When laying out a PCB however, the designer must be aware of the dimensions of the footprints, traces e.t.c for many reasons. For starters, a PCB layout has finite space defined by the PCB’s outline (board edge). This space must be sufficient to carry all the layout footprints and traces. The traces; which act like wires, need to be sized adequately to allow enough current to flow through them. For example, a trace with a width of 12 mils can handle about 1A of current (assuming 1 \(\frac{oz}{ft^2}\) copper depth/height). If a trace needs to handle more current, then its trace width will have to be increased.

Finally PCB manufacturing houses have things called design rules that they make available to their customers. These design rules usually include the minimum acceptable clearances required in a layout design. These tolerances exist because the equipment that fabricates PCB’s is only able to manufacture PCBs within prescribed dimensional tolerances. For example, a PCB manufacturing house can state as part of their design rules that the smallest distance/clearance between two copper traces must be 6mil. If the designer places two traces with a 4mil spacing between them, the PCB manufacturer will not be able to fabricate the board.

The two units of measurements used to measure the dimensions of footprints, traces, clearances e.t.c are millimetres (mm) and mils. 1 mil is equivalent to a thousandths of an inch and is sometimes referred to as 1 thou. In the past, the imperial unit mils used to be more popular in the PCB design and electronics world. This is why through-hole dual inline packages (DIP), a technology developed in the 70’s, has a pitch (spacing between the pins) of 100 mils or 0.1”. This is also the spacing used between tie-points on a breadboard. And while the metric mm has become more dominant, the imperial mil is still in use. As such, it is important to be able to convert between mils and mm.

To convert from mil to mm:

$$ Val_{mm} = \frac{Val_{mil} \times 25.4}{1000} $$

To convert from mm to mil:

$$ Val_{mil} = \frac{Val_{mm} \times 1000}{25.4} $$

When placing moving components/traces, one must also be aware of the spacing being used by the KiCad PCB editor. The grid size can be changed via the dropdown menu shown in Figure 1. The grid units can also be changed via the icons in the left toolbar. In the grid size dropdown menu, you’ll notice that the first 12 entries are in mils (whole numbers) whereas the last 10 entries measurements are in mm (whole numbers).
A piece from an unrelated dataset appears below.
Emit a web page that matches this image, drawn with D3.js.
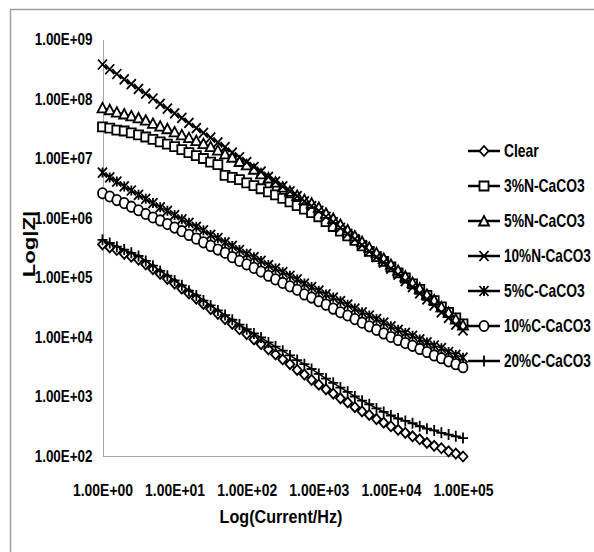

The designer will want to alternate between finer and coarser grid settings during the layout process. When placing large components or drawing the PCB outline, use coarse grid setting like 10-50mil or 2.5-5mm. When placing smaller parts or laying out traces, the designer will want to switch to finer settings like 1-5 mils or 0.1-0.5mm. Custom grid sizes may also be set if needed.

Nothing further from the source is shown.